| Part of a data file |
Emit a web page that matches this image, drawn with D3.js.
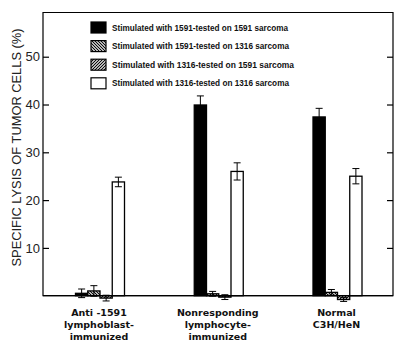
<!DOCTYPE html>
<html><head><meta charset="utf-8">
<script src="https://cdn.jsdelivr.net/npm/d3@7"></script>
<style>body{margin:0;background:#fff}svg{display:block}</style>
</head><body>
<svg id="c" width="400" height="347"></svg>
<script>
const categories = [["Anti -1591","lymphoblast-","immunized"],["Nonresponding","lymphocyte-","immunized"],["Normal","C3H/HeN"]];
const categoryKeys = ["anti","nonresp","normal"];
const seriesNames = ["Stimulated with 1591-tested on 1591 sarcoma","Stimulated with 1591-tested on 1316 sarcoma","Stimulated with 1316-tested on 1591 sarcoma","Stimulated with 1316-tested on 1316 sarcoma"];
const seriesKeys = ["s1","s2","s3","s4"];
const s1Values = [0.5, 39.9, 37.4];
const s1Errors = [0.9, 1.9, 1.8];
const s2Values = [1.0, 0.4, 0.7];
const s2Errors = [1.1, 0.5, 0.6];
const s3Values = [-0.5, -0.3, -0.8];
const s3Errors = [0.6, 0.5, 0.4];
const s4Values = [23.8, 26.0, 25.0];
const s4Errors = [1.0, 1.8, 1.6];
const yTicks = [10, 20, 30, 40, 50];
const yLabel = "SPECIFIC LYSIS  OF  TUMOR CELLS (%)";

const values = [s1Values, s2Values, s3Values, s4Values];
const errors = [s1Errors, s2Errors, s3Errors, s4Errors];

const svg = d3.select("#c");
const L = 43, R = 393, T = 12.5, B = 295.7;
const y = d3.scaleLinear().domain([0, 59.25]).range([B, T]);
const x0 = d3.scalePoint().domain(categoryKeys).range([100, 337.5]);
const x1 = d3.scaleBand().domain(seriesKeys).range([-24.5, 24.5]).padding(0);

const defs = svg.append("defs");
function hatch(id, dir) {
  const p = defs.append("pattern").attr("id", id).attr("patternUnits", "userSpaceOnUse")
    .attr("width", 3).attr("height", 3);
  p.append("rect").attr("width", 3).attr("height", 3).attr("fill", "#fff");
  if (dir > 0) {
    p.append("path").attr("d", "M-1,1 L1,-1 M0,3 L3,0 M2,4 L4,2").attr("stroke", "#000").attr("stroke-width", 1.1);
  } else {
    p.append("path").attr("d", "M-1,2 L1,4 M0,0 L3,3 M2,-1 L4,1").attr("stroke", "#000").attr("stroke-width", 1.1);
  }
}
hatch("back", -1);
hatch("fwd", 1);
const fills = ["#000", "url(#back)", "url(#fwd)", "#fff"];

// frame
svg.append("path").attr("d", `M${L},${B} L${L},${T} L${R},${T} L${R},${B} Z`)
  .attr("fill", "none").attr("stroke", "#000").attr("stroke-width", 1.2);

// left ticks (inward) and labels
const ga = svg.append("g").attr("transform", `translate(${L},0)`)
  .call(d3.axisRight(y).tickValues(yTicks).tickSize(6).tickFormat(""));
ga.select(".domain").remove();
ga.selectAll("line").attr("stroke-width", 1.2);
svg.append("g").selectAll("text").data(yTicks).join("text")
  .attr("x", L - 3).attr("y", d => y(d)).attr("dy", "0.36em")
  .attr("text-anchor", "end").attr("font-family", "Liberation Sans, Arial, sans-serif")
  .attr("font-size", 13).attr("fill", "#222").text(d => d);
// right ticks (inward)
const gr = svg.append("g").attr("transform", `translate(${R},0)`)
  .call(d3.axisLeft(y).tickValues(yTicks).tickSize(6).tickFormat(""));
gr.select(".domain").remove();
gr.selectAll("line").attr("stroke-width", 1.2);

// y label
svg.append("text").attr("transform", `translate(20.5,147.5) rotate(-90)`)
  .attr("text-anchor", "middle").attr("font-family", "Liberation Sans, Arial, sans-serif")
  .attr("font-size", 13.5).attr("fill", "#222")
  .attr("textLength", 238).attr("lengthAdjust", "spacingAndGlyphs").text(yLabel);

// bars
const bars = [];
categoryKeys.forEach((c, i) => seriesKeys.forEach((s, j) => bars.push({c, s, j, v: values[j][i], e: errors[j][i]})));
const gb = svg.append("g");
gb.selectAll("rect").data(bars).join("rect")
  .attr("x", d => x0(d.c) + x1(d.s)).attr("width", x1.bandwidth())
  .attr("y", d => Math.min(y(d.v), y(0))).attr("height", d => Math.abs(y(0) - y(d.v)))
  .attr("fill", d => fills[d.j]).attr("stroke", "#000").attr("stroke-width", 1.3);

// error bars
const ge = svg.append("g").attr("stroke", "#000").attr("stroke-width", 1);
bars.forEach(d => {
  const cx = x0(d.c) + x1(d.s) + x1.bandwidth() / 2;
  const y1 = y(d.v + d.e), y2 = y(d.v - d.e);
  ge.append("line").attr("x1", cx).attr("x2", cx).attr("y1", y1).attr("y2", y2);
  ge.append("line").attr("x1", cx - 3.5).attr("x2", cx + 3.5).attr("y1", y1).attr("y2", y1);
  ge.append("line").attr("x1", cx - 3.5).attr("x2", cx + 3.5).attr("y1", y2).attr("y2", y2);
});

// baseline
svg.append("line").attr("x1", L).attr("x2", R).attr("y1", y(0)).attr("y2", y(0))
  .attr("stroke", "#000").attr("stroke-width", 1.2);

// category labels
categories.forEach((lines, i) => {
  const t = svg.append("text").attr("text-anchor", "middle")
    .attr("font-family", "DejaVu Sans, sans-serif").attr("font-size", 9.5).attr("font-weight", "bold")
    .attr("fill", "#111");
  lines.forEach((ln, k) => t.append("tspan").attr("x", x0(categoryKeys[i]) - 1).attr("y", 316 + k * 12).text(ln));
});

// legend
const legendWidths = [176, 177, 182, 177];
const lg = svg.append("g");
seriesNames.forEach((n, j) => {
  const cy = 27.5 + j * 18.6;
  lg.append("rect").attr("x", 91).attr("y", cy - 5.5).attr("width", 15).attr("height", 11)
    .attr("fill", fills[j]).attr("stroke", "#000").attr("stroke-width", 1.2);
  lg.append("text").attr("x", 112).attr("y", cy).attr("dy", "0.35em")
    .attr("font-family", "Liberation Sans, Arial, sans-serif").attr("font-size", 8.6).attr("font-weight", "bold")
    .attr("fill", "#111").attr("textLength", legendWidths[j]).attr("lengthAdjust", "spacingAndGlyphs").text(n);
});
</script>
</body></html>
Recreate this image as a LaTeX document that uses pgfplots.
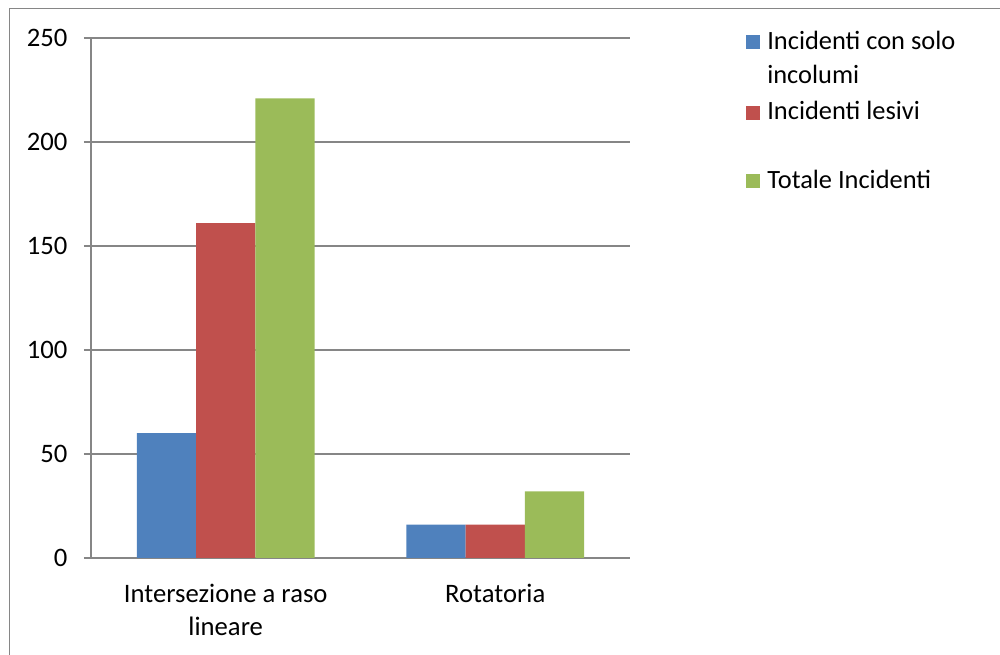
\documentclass[border=0pt]{standalone}
\usepackage{pgfplots}
\pgfplotsset{compat=1.18}
\usepackage{fontspec}
\setmainfont{Carlito}
\definecolor{cblue}{HTML}{4F81BD}
\definecolor{cred}{HTML}{C0504D}
\definecolor{cgreen}{HTML}{9BBB59}
\definecolor{axgray}{HTML}{868686}
\begin{document}
\begin{tikzpicture}
\useasboundingbox (0,0) rectangle (750pt,491.25pt);
\draw[axgray, line width=0.8pt] (6.9pt,-20pt) -- (6.9pt,484.75pt) -- (800pt,484.75pt);
\begin{axis}[
  at={(68.25pt,72.75pt)}, anchor=south west,
  scale only axis, width=404.25pt, height=390pt,
  xmin=-0.5, xmax=1.5, ymin=0, ymax=250,
  axis x line*=bottom, axis y line*=left,
  axis line style={axgray, line width=1pt},
  ytick={0,50,100,150,200,250},
  ymajorgrids, grid style={axgray, line width=0.9pt},
  xtick={0,1}, xticklabels={Intersezione a raso\\lineare, Rotatoria},
  major x tick style={draw=none},
  extra x ticks={-0.5,0.5,1.5}, extra x tick labels={},
  extra x tick style={major tick length=5.25pt, tick style={axgray, line width=1pt}, grid=none},
  tick align=outside,
  major tick length=5.25pt,
  y tick style={axgray, line width=1pt},
  yticklabel style={anchor=east, inner sep=0pt, xshift=-12.2pt, font=\fontsize{20}{25}\selectfont},
  xticklabel style={anchor=north, inner sep=0pt, yshift=-14pt, align=center, font=\fontsize{20}{25}\selectfont},
  /pgf/number format/assume math mode=true,
  ybar, bar width=0.22,
  legend cell align=left,
  legend style={at={(1.2152,1.0167)}, anchor=north west, draw=none, fill=none,
    inner sep=0pt, outer sep=0pt, row sep=0pt, column sep=5.3pt,
    font=\fontsize{19.8}{25.5}\selectfont,
    nodes={inner sep=0pt, outer sep=0pt},
    cells={anchor=base west}},
  legend image code/.code={\fill[#1] (0pt,0pt) rectangle (10.7pt,10.7pt);},
]
\addplot[fill=cblue, draw=none, bar shift=-0.22] coordinates {(0,60) (1,16)};
\addlegendentry[text height=15pt, text depth=31.5pt]{\parbox[t]{6cm}{Incidenti con solo\\incolumi}}
\addplot[fill=cred, draw=none, bar shift=0] coordinates {(0,161) (1,16)};
\addlegendentry[text height=21.5pt, text depth=36.2pt]{Incidenti lesivi}
\addplot[fill=cgreen, draw=none, bar shift=0.22] coordinates {(0,221) (1,32)};
\addlegendentry[text height=15pt, text depth=6pt]{Totale Incidenti}
\end{axis}
\end{tikzpicture}
\end{document}
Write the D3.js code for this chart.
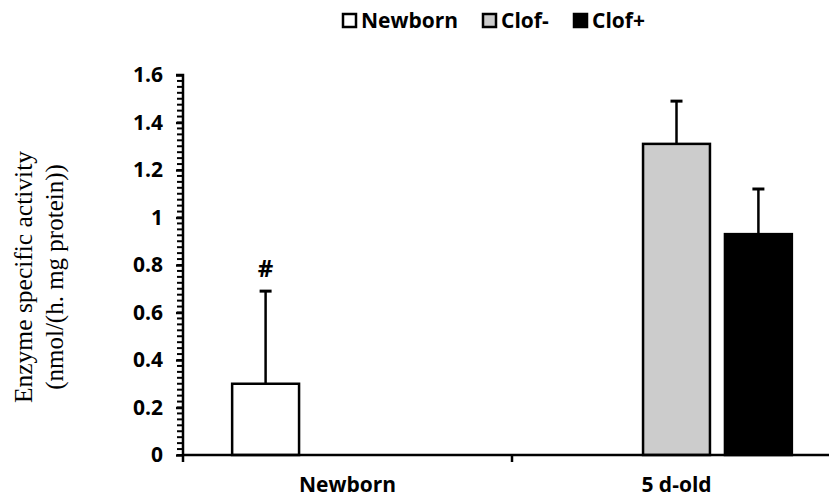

| The task |
From the opening line of the listing above through the line bearing "const errors = [s1Errors, s2Errors, s3Errors, s4Errors];", repeat each line exactly. Drop every picture.

| Exercise output |
Emit a web page that matches this image, drawn with D3.js.
<!DOCTYPE html>
<html><head><meta charset="utf-8">
<script src="https://cdn.jsdelivr.net/npm/d3@7"></script>
<style>body{margin:0;background:#fff}svg{display:block}</style>
</head><body>
<svg id="c" width="400" height="347"></svg>
<script>
const categories = [["Anti -1591","lymphoblast-","immunized"],["Nonresponding","lymphocyte-","immunized"],["Normal","C3H/HeN"]];
const categoryKeys = ["anti","nonresp","normal"];
const seriesNames = ["Stimulated with 1591-tested on 1591 sarcoma","Stimulated with 1591-tested on 1316 sarcoma","Stimulated with 1316-tested on 1591 sarcoma","Stimulated with 1316-tested on 1316 sarcoma"];
const seriesKeys = ["s1","s2","s3","s4"];
const s1Values = [0.5, 39.9, 37.4];
const s1Errors = [0.9, 1.9, 1.8];
const s2Values = [1.0, 0.4, 0.7];
const s2Errors = [1.1, 0.5, 0.6];
const s3Values = [-0.5, -0.3, -0.8];
const s3Errors = [0.6, 0.5, 0.4];
const s4Values = [23.8, 26.0, 25.0];
const s4Errors = [1.0, 1.8, 1.6];
const yTicks = [10, 20, 30, 40, 50];
const yLabel = "SPECIFIC LYSIS  OF  TUMOR CELLS (%)";

const values = [s1Values, s2Values, s3Values, s4Values];
const errors = [s1Errors, s2Errors, s3Errors, s4Errors];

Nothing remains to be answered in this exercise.